The announcement is seen as an official attempt to respond to growing internal pressure and calls on the country’s ruling party to adjust itself in order to win back trust.

The SPLM, which through the 2005 Comprehensive Peace Agreement secured South Sudan’s independence this year, has been losing the confidence of some citizens.

Lack of services, insecurity, a poor human rights record and rampant corruption in the six years that the SPLM has run South Sudan are some of the reasons for the former rebels’ dwindling popularity in some areas of the country.

In an official Christmas and New Year message extended to Sudan Tribune on Friday, Amum maintained that his party remains committed to achieving nation-building based on a vision of creating a state of justice, equality and peaceful coexistence between all citizens irrespective of their ethnicities and religious backgrounds.

"The SPLM Secretary General is delighted to affirm that preparations are underway to re-organise and re-structure the SPLM in January 2012," Amum said.

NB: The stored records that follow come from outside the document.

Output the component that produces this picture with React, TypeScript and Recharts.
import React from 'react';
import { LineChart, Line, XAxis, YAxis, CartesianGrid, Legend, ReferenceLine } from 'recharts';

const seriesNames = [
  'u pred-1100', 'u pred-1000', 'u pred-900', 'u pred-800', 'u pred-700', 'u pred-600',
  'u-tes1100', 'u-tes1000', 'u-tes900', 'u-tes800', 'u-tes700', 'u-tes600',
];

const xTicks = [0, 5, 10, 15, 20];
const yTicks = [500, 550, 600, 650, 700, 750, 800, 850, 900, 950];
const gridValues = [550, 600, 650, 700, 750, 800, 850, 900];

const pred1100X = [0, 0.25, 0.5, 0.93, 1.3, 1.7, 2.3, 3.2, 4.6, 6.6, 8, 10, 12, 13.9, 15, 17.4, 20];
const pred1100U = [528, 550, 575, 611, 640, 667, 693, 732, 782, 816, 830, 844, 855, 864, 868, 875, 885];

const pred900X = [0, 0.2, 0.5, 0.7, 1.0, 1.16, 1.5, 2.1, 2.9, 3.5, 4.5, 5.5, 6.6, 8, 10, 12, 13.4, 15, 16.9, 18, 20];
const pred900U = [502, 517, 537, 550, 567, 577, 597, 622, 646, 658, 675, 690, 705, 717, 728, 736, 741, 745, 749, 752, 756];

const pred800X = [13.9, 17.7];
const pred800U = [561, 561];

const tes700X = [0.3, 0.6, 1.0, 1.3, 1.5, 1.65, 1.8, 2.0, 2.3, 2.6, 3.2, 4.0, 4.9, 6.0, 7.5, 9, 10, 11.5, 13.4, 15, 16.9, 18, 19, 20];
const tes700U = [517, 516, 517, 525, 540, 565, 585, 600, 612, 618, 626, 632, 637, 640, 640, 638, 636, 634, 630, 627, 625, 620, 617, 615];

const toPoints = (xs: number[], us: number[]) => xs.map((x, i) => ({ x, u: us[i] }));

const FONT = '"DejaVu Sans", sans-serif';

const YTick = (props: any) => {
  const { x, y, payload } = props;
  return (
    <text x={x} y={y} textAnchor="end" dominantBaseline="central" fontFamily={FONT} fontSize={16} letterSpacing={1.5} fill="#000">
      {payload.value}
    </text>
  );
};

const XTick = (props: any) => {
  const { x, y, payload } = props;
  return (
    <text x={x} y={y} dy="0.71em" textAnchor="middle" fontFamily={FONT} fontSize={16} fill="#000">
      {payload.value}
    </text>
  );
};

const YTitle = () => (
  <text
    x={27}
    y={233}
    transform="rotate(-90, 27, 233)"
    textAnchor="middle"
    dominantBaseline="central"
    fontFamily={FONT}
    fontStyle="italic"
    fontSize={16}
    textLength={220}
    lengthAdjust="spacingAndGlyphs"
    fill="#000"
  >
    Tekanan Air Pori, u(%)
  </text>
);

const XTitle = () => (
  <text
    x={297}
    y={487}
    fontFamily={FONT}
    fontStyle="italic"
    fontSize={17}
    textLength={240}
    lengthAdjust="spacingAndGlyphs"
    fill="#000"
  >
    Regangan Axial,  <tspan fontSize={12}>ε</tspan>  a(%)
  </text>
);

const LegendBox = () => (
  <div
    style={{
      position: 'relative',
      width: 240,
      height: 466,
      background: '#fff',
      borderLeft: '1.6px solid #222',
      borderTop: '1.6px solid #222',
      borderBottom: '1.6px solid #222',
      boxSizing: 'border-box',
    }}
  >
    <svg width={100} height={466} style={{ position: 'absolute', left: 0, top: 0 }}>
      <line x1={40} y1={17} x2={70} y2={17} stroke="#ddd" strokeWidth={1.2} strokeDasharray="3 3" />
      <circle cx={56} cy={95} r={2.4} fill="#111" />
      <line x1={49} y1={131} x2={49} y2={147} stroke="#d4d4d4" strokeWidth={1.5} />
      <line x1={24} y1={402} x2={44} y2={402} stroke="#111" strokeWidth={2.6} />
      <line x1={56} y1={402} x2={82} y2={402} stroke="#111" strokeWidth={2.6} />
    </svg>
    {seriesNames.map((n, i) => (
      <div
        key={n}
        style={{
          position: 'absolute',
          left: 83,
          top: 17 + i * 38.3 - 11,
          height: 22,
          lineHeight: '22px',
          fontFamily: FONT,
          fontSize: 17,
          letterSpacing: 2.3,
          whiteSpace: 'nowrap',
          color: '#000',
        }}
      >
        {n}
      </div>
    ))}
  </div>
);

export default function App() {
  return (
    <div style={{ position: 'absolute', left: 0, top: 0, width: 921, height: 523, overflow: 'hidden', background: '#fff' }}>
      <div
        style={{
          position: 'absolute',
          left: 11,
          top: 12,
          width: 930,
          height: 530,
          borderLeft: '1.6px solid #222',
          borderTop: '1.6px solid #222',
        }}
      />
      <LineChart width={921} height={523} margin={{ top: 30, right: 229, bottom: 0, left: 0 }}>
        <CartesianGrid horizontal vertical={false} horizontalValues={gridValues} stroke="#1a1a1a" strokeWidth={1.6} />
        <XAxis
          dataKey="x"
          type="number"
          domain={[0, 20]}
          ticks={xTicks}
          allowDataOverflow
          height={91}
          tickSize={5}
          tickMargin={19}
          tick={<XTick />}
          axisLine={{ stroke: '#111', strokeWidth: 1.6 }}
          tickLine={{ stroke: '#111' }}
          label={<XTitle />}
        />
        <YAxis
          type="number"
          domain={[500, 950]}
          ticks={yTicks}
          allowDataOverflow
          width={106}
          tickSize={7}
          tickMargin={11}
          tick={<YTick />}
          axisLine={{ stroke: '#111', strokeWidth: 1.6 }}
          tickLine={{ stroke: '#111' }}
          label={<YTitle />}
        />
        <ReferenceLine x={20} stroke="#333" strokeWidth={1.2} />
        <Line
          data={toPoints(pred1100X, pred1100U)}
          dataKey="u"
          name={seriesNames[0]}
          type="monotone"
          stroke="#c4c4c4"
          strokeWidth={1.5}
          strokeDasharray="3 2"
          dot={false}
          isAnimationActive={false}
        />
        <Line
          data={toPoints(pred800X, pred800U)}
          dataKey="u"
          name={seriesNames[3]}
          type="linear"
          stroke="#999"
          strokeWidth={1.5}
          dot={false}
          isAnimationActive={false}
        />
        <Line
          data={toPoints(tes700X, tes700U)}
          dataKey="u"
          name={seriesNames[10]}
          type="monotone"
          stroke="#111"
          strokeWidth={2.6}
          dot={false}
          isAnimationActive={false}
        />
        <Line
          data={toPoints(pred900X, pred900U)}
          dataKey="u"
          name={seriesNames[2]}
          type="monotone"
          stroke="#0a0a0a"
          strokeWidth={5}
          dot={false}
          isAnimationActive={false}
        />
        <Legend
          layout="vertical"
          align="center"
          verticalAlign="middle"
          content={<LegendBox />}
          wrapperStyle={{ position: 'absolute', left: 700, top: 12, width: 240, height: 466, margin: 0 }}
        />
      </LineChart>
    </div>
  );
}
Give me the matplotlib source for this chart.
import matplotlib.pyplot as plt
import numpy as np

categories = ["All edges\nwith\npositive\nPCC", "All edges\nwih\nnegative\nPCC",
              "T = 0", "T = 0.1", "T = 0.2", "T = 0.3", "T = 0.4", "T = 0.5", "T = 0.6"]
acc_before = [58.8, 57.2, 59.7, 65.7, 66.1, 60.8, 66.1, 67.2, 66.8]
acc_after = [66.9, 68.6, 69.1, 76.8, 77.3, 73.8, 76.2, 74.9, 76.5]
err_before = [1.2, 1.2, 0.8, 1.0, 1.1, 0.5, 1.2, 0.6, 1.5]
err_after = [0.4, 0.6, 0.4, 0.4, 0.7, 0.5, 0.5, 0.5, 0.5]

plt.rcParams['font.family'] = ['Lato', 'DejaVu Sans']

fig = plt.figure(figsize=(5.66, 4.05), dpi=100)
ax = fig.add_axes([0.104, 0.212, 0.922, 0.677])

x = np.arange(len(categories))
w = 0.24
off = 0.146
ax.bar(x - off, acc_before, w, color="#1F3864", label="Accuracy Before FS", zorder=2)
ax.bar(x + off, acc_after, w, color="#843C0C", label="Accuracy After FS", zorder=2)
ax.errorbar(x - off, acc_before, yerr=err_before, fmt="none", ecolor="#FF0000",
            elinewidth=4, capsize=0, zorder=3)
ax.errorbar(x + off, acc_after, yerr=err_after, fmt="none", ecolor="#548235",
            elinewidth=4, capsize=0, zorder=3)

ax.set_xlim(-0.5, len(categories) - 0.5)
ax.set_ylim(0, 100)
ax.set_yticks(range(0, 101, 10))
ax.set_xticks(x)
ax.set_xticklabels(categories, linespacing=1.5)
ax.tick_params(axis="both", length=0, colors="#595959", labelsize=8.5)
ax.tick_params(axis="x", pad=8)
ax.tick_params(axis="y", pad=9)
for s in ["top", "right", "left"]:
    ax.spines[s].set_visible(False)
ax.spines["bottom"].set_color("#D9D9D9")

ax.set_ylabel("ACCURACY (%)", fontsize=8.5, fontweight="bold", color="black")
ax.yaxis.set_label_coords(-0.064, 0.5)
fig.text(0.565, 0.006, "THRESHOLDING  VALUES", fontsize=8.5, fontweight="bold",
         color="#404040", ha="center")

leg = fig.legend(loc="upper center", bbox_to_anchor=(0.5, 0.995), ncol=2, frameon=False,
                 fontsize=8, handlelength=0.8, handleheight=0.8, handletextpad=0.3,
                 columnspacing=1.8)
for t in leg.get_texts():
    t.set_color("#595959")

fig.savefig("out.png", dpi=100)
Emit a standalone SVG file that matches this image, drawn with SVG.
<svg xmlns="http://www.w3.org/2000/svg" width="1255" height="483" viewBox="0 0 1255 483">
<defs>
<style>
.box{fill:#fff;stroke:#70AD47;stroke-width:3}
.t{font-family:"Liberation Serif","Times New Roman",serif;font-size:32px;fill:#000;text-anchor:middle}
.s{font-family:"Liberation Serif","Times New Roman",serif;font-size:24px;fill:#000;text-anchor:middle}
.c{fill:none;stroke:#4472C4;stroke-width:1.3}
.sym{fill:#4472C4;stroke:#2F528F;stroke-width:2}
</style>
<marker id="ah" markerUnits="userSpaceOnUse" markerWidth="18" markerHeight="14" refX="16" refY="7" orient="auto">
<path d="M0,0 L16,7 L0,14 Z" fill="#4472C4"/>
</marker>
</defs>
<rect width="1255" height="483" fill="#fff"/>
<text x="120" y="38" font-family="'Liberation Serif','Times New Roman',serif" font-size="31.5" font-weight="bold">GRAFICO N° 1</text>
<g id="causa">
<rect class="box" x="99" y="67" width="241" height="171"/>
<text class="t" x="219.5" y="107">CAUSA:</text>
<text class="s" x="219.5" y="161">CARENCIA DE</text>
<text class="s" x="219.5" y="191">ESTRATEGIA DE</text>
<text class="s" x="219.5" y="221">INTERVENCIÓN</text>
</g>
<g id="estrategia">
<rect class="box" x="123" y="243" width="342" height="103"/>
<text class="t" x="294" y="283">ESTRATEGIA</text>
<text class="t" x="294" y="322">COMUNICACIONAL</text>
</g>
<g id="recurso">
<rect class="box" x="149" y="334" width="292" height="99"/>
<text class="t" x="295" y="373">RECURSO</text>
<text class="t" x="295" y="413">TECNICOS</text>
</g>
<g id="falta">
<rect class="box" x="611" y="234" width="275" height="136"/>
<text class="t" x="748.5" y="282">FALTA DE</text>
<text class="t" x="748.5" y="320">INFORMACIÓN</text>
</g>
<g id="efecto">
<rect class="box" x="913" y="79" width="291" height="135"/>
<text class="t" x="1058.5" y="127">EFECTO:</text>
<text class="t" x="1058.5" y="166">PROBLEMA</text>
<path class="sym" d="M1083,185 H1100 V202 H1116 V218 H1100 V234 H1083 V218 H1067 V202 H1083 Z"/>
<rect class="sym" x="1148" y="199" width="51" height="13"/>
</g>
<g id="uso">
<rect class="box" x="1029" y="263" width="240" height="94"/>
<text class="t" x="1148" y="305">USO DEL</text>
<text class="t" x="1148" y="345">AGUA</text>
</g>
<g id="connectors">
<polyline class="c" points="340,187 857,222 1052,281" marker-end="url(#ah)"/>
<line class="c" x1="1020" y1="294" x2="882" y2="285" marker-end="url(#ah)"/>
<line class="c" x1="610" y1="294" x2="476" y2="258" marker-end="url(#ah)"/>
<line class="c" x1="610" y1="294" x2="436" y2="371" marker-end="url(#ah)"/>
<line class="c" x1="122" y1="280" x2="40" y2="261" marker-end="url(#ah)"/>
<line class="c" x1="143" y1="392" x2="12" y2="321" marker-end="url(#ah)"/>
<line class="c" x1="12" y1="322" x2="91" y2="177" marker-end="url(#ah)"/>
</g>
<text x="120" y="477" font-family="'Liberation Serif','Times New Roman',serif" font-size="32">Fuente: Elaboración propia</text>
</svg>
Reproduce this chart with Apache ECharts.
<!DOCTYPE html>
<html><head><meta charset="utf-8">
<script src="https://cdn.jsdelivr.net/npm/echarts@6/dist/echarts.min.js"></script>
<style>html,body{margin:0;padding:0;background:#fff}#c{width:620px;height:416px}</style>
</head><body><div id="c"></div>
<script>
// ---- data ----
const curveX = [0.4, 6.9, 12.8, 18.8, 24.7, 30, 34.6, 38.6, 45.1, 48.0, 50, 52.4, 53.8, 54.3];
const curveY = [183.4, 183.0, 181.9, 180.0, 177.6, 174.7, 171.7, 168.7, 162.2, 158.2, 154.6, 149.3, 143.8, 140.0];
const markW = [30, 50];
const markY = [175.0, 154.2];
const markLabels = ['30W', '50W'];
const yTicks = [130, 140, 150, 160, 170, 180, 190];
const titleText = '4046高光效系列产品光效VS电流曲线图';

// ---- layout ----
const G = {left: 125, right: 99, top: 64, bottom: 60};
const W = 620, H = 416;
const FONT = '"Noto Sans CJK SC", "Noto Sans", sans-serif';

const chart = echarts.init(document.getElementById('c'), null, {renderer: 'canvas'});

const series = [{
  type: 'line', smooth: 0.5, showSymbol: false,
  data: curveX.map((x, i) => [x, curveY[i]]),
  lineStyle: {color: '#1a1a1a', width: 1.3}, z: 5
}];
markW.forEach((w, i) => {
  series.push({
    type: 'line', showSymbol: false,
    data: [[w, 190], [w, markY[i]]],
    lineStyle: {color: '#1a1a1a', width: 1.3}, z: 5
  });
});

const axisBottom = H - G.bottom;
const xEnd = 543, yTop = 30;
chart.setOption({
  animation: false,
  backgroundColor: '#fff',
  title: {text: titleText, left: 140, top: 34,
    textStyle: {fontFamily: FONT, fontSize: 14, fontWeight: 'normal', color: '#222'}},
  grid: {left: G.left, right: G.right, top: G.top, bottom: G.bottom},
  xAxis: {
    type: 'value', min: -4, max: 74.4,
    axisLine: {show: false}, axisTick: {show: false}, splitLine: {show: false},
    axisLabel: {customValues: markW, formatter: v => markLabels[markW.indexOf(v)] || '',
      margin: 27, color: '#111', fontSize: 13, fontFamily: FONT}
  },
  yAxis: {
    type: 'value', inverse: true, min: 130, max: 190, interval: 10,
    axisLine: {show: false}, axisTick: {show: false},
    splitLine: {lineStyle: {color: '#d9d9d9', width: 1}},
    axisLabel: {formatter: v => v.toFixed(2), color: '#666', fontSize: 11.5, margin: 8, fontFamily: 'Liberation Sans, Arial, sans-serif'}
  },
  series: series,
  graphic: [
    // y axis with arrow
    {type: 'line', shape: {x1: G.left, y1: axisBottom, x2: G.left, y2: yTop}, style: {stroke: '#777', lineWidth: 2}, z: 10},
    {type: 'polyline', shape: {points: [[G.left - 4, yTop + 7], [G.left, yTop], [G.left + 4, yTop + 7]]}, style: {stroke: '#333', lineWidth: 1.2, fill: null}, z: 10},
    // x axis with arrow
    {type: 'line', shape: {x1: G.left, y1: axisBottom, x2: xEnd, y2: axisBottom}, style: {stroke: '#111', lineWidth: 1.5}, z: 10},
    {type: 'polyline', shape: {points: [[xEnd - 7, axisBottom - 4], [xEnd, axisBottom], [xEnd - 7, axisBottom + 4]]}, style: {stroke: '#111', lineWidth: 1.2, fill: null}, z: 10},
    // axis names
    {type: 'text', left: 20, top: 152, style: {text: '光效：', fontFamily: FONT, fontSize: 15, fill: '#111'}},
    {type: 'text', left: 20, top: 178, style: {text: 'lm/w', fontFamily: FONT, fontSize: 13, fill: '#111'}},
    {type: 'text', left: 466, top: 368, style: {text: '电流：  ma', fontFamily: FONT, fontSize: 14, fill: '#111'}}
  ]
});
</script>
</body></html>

The release further asserted that the SPLM looks forward to establishing a state that provides equal opportunities for its people so as to enable them unlock their energies to create wealth and achieve prosperity.

South Sudan is one of the poorest countries in the world with almost no infrastructure and a low standard and proliferation of health and educational professionals.

The young country is still recovering from decades of devastating civil war with north Sudan than ended with a peace deal almost seven years ago.

As part of the deal South Sudan voted for independence and became the world’s newest country on 9 July.